Collections Matters Not Going Your Way? Consider an Appeal.

“I am in the middle of a collection matter with a local Revenue Officer. Right now she is asking me to pay more money than I am able to? What options do I have?

Sometimes the IRS collection division [either through Automated Collections (ACS) or with a local Revenue Officer (RO)] can make settlement difficult.

Sometimes this is based on what is in your file (typically the level of income or your assets) and sometimes based on the fact you are dealing with a collector. Negotiations can be nerve-racking, time-consuming and often there is a lack of understanding of the process.

Consider getting the case out of collections by an Appeal. You will then be dealing with what is called a Settlement Officer.


Settlement Officers are independent of IRS Collections. Secondly, they have no power to levy or seize you property.

How to get there?

You will need to file a Collection Due Process Appeal (CDP) in response to an IRS Final Notice of Intent to Levy.  During a CDP, a Settlement Officer is able to review all collection options for you over property and possible seizure, such as an offer in compromise, installment agreement, or currently uncollectible status.

This review is completely independent of Collections. Collections have no influence in the Settlement Officer’s decision.
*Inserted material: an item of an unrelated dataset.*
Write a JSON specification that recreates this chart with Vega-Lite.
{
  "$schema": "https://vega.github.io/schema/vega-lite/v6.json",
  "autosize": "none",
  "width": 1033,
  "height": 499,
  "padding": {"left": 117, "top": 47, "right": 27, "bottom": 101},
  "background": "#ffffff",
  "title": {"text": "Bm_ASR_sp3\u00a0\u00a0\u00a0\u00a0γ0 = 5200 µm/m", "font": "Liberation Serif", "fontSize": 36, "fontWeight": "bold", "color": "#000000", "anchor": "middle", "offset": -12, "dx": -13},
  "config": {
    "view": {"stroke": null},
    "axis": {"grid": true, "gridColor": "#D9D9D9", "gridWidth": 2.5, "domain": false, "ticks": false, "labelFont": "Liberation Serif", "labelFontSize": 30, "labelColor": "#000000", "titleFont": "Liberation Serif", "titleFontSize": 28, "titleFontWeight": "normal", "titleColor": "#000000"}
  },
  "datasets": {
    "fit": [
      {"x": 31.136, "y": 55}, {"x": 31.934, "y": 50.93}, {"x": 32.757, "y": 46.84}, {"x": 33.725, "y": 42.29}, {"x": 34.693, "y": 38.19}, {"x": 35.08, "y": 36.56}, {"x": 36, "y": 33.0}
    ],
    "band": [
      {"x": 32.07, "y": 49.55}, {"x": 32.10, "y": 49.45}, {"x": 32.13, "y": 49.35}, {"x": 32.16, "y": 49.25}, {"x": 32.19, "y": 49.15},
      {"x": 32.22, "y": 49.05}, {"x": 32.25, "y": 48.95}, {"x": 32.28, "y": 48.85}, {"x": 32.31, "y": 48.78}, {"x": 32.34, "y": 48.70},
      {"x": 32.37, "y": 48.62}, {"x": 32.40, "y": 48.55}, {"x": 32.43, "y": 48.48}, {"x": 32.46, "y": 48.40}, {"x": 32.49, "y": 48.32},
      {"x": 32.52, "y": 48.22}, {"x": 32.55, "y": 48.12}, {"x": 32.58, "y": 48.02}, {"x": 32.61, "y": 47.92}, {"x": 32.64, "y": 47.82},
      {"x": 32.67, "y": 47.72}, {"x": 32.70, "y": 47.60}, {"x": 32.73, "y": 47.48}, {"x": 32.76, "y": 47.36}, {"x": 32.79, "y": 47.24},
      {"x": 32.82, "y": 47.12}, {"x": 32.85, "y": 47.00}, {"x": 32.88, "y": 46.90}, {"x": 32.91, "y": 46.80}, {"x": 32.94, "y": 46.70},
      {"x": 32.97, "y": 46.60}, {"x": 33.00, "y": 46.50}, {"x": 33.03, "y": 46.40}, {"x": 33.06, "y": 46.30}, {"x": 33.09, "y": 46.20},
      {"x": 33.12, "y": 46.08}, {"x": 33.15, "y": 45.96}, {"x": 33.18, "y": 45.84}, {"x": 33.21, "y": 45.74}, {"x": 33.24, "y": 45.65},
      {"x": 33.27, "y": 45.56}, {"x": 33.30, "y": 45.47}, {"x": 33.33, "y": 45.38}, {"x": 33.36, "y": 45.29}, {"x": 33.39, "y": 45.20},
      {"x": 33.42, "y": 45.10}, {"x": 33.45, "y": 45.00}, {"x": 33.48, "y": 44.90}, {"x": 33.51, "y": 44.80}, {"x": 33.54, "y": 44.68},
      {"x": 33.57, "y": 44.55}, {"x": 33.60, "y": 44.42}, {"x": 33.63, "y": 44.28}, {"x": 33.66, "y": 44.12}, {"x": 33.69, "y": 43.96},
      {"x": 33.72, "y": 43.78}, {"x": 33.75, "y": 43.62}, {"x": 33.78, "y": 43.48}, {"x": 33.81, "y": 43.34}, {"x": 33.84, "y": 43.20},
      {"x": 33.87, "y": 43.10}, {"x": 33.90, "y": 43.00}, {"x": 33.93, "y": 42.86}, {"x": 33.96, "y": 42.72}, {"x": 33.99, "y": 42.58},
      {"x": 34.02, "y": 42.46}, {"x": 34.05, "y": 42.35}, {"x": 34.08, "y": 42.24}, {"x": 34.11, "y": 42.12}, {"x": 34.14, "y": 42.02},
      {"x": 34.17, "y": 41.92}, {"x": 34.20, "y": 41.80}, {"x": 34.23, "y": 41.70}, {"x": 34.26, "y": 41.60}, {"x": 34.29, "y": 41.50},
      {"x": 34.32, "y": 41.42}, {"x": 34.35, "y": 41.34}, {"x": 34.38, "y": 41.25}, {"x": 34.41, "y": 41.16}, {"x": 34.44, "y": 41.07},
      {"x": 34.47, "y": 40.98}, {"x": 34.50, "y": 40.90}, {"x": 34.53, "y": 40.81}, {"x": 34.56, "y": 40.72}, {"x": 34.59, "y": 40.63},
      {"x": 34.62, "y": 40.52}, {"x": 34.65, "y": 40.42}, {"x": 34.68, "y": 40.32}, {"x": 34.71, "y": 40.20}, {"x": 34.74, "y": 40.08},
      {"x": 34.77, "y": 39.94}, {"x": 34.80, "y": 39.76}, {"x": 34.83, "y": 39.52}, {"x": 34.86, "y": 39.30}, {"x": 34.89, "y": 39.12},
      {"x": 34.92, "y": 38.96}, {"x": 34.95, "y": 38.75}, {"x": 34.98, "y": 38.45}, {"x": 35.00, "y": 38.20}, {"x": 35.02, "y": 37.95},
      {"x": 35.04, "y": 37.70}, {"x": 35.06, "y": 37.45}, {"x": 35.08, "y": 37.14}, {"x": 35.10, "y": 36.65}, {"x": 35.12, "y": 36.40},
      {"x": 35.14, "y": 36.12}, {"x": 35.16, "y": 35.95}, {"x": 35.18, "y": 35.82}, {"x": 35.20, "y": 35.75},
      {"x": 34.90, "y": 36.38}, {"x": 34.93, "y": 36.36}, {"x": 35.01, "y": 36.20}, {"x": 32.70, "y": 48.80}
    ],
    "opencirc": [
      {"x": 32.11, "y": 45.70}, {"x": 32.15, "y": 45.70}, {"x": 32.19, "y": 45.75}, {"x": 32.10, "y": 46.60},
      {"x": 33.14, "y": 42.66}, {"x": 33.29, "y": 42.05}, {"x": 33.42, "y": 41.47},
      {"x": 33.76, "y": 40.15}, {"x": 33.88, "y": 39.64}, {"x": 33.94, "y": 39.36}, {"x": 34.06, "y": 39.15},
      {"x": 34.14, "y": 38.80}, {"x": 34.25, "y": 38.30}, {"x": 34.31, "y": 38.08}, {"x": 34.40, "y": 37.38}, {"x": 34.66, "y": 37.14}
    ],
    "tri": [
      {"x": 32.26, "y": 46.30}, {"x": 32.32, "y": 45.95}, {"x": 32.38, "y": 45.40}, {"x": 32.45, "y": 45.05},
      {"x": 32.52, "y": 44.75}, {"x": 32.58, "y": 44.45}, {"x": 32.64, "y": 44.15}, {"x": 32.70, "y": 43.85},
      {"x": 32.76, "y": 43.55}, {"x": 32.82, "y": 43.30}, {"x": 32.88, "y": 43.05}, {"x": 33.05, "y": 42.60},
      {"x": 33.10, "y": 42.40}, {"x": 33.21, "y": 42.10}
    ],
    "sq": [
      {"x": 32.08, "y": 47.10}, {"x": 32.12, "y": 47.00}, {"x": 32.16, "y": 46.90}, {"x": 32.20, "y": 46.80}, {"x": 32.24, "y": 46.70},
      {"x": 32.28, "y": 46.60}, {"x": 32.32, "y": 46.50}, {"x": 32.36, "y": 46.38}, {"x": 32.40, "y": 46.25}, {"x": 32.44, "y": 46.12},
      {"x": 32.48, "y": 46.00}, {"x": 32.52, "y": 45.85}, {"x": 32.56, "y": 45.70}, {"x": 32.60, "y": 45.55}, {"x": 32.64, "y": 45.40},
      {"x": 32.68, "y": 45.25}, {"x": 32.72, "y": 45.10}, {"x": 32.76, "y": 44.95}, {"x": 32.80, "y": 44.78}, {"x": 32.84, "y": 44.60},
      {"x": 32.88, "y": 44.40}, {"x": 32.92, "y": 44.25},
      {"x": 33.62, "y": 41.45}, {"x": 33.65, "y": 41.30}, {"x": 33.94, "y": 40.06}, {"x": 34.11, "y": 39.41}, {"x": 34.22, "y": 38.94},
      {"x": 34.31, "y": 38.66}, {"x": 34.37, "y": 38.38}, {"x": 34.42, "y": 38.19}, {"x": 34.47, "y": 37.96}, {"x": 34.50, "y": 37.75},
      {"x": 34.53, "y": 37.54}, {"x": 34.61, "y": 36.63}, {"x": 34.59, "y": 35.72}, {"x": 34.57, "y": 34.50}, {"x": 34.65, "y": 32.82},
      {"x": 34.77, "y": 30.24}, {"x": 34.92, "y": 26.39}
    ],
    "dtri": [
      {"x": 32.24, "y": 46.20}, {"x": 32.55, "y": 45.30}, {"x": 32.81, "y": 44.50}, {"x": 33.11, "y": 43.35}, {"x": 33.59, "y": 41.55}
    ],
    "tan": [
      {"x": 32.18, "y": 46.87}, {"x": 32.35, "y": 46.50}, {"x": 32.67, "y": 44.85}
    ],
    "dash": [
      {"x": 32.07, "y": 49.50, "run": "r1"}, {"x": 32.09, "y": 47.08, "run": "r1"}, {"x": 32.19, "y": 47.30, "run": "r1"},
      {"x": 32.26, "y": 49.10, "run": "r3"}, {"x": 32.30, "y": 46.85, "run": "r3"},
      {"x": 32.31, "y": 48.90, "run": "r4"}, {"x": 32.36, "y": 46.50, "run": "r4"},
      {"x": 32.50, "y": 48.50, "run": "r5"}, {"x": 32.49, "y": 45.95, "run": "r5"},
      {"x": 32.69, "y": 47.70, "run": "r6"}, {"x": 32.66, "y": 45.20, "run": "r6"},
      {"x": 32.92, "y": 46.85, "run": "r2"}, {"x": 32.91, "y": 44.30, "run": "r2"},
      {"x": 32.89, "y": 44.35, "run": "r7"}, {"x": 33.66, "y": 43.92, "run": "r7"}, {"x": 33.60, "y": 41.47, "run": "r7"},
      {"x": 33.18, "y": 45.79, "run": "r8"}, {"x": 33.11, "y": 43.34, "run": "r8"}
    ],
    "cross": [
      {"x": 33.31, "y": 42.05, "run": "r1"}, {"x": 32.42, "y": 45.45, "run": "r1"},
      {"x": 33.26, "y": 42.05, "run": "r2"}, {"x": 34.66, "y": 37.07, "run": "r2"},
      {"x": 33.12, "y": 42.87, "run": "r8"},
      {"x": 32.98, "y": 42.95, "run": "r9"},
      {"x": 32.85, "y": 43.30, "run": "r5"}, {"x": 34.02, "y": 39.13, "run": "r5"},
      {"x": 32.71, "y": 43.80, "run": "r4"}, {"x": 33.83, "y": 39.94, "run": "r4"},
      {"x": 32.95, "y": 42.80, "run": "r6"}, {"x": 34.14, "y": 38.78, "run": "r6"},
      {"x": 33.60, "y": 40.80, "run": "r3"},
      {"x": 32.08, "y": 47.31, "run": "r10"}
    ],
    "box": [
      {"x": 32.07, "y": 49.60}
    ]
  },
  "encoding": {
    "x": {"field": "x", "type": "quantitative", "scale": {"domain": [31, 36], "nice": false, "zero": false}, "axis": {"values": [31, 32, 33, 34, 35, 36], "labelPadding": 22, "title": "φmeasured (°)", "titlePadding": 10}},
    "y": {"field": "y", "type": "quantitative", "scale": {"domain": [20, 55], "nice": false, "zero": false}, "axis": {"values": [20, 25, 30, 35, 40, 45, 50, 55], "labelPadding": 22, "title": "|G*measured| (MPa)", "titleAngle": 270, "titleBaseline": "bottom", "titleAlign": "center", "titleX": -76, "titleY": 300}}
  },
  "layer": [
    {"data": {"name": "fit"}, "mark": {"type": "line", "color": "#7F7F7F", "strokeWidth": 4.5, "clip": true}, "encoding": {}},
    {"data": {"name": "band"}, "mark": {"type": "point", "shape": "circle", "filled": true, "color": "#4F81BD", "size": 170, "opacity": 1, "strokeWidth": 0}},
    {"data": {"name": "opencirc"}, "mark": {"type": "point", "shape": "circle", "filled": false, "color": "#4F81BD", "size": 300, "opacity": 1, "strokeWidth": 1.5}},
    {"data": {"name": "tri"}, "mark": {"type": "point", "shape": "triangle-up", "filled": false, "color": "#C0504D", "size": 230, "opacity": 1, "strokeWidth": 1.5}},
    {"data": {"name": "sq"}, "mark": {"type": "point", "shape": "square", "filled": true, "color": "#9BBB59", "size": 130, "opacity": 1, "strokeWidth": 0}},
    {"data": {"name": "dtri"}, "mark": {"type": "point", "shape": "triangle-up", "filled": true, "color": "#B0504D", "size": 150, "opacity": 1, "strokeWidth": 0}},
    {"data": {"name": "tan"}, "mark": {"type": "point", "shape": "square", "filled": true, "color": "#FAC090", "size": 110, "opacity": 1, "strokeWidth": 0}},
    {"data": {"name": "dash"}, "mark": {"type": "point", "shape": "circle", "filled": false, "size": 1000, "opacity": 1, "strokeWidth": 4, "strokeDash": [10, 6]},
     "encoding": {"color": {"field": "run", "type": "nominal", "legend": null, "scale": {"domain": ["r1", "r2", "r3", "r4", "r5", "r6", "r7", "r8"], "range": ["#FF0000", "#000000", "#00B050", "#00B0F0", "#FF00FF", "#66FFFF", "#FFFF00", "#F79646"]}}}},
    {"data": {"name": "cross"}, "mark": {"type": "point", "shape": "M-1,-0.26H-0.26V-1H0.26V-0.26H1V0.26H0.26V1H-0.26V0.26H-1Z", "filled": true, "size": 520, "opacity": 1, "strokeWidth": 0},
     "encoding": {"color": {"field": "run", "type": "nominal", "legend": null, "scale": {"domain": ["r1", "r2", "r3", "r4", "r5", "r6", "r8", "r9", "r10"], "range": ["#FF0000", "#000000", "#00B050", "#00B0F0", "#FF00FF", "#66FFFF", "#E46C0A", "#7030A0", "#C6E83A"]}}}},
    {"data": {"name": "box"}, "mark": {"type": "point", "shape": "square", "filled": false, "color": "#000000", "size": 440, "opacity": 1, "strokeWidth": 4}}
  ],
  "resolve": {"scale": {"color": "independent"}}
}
You will have the opportunity to make your case in a hearing. Any errors made in the hearing that violate what is called the abuse of discretion standard can be reviewed by the United States Tax Court (USTC).  No appeal like this exists when dealing with IRS Collections.

A CDP will need to be filed within one year following the Final Notice of Intent to Levy (Notice). Only appeals filed within 30 days of the date of this Notice qualify for USTC review.

If you are unsure if you have CDP rights get a copy of your account transcript for the year or years and the Notice date will be on the transcript.
When negotiating with the IRS, you don’t have to be wracked with fear and anxiety. Used your procedural rights to appeals. You can level the playing field, and protect your assets. Consider a Settlement Officer as part of your collection answer!